═══ SUPPLIED MATERIAL ═══

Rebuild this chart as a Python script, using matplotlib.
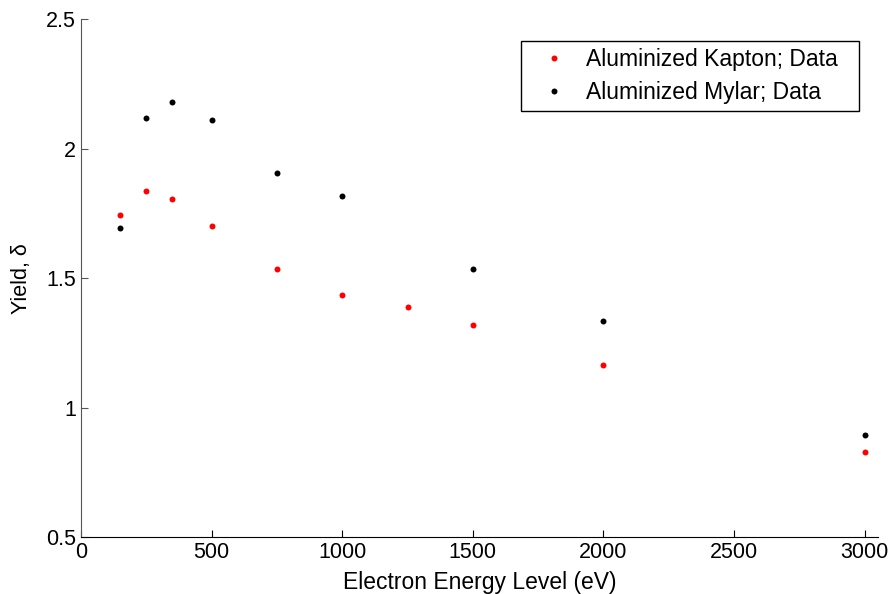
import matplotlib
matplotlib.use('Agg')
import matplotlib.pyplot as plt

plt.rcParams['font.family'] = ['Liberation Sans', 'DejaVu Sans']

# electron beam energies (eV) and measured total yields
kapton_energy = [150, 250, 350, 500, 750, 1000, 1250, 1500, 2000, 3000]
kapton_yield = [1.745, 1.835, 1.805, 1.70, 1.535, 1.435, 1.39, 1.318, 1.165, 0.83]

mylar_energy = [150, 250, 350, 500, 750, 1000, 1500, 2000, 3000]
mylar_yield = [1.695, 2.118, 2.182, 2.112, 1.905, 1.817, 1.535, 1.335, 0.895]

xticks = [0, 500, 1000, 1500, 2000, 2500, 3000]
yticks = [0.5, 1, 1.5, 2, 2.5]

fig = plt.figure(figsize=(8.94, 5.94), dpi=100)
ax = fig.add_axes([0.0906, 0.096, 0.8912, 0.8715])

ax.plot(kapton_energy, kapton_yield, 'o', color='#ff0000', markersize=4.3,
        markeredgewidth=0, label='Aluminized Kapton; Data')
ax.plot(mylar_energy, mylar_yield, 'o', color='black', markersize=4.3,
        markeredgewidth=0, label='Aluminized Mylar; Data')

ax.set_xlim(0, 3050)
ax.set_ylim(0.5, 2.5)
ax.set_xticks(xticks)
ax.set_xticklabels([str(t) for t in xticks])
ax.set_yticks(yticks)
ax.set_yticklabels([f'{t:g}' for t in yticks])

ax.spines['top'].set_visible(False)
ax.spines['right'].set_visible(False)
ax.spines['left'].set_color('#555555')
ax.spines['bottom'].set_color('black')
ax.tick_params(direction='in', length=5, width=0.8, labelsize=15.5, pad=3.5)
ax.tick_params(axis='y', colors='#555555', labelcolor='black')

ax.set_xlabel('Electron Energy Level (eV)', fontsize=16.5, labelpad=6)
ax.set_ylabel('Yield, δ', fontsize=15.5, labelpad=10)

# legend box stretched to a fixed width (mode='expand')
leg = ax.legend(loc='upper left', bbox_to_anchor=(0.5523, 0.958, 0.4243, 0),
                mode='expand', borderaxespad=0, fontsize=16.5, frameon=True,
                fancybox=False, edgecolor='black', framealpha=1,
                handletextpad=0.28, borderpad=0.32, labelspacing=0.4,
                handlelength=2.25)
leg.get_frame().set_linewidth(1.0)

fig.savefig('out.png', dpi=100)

═══

**REQUIREMENTS**: Repeat the material above word for word, please, apart from its images.

**PROBLEM SOLUTION**:
Rebuild this chart as a Python script, using matplotlib.
import matplotlib
matplotlib.use('Agg')
import matplotlib.pyplot as plt

plt.rcParams['font.family'] = ['Liberation Sans', 'DejaVu Sans']

# electron beam energies (eV) and measured total yields
kapton_energy = [150, 250, 350, 500, 750, 1000, 1250, 1500, 2000, 3000]
kapton_yield = [1.745, 1.835, 1.805, 1.70, 1.535, 1.435, 1.39, 1.318, 1.165, 0.83]

mylar_energy = [150, 250, 350, 500, 750, 1000, 1500, 2000, 3000]
mylar_yield = [1.695, 2.118, 2.182, 2.112, 1.905, 1.817, 1.535, 1.335, 0.895]

xticks = [0, 500, 1000, 1500, 2000, 2500, 3000]
yticks = [0.5, 1, 1.5, 2, 2.5]

fig = plt.figure(figsize=(8.94, 5.94), dpi=100)
ax = fig.add_axes([0.0906, 0.096, 0.8912, 0.8715])

ax.plot(kapton_energy, kapton_yield, 'o', color='#ff0000', markersize=4.3,
        markeredgewidth=0, label='Aluminized Kapton; Data')
ax.plot(mylar_energy, mylar_yield, 'o', color='black', markersize=4.3,
        markeredgewidth=0, label='Aluminized Mylar; Data')

ax.set_xlim(0, 3050)
ax.set_ylim(0.5, 2.5)
ax.set_xticks(xticks)
ax.set_xticklabels([str(t) for t in xticks])
ax.set_yticks(yticks)
ax.set_yticklabels([f'{t:g}' for t in yticks])

ax.spines['top'].set_visible(False)
ax.spines['right'].set_visible(False)
ax.spines['left'].set_color('#555555')
ax.spines['bottom'].set_color('black')
ax.tick_params(direction='in', length=5, width=0.8, labelsize=15.5, pad=3.5)
ax.tick_params(axis='y', colors='#555555', labelcolor='black')

ax.set_xlabel('Electron Energy Level (eV)', fontsize=16.5, labelpad=6)
ax.set_ylabel('Yield, δ', fontsize=15.5, labelpad=10)

# legend box stretched to a fixed width (mode='expand')
leg = ax.legend(loc='upper left', bbox_to_anchor=(0.5523, 0.958, 0.4243, 0),
                mode='expand', borderaxespad=0, fontsize=16.5, frameon=True,
                fancybox=False, edgecolor='black', framealpha=1,
                handletextpad=0.28, borderpad=0.32, labelspacing=0.4,
                handlelength=2.25)
leg.get_frame().set_linewidth(1.0)

fig.savefig('out.png', dpi=100)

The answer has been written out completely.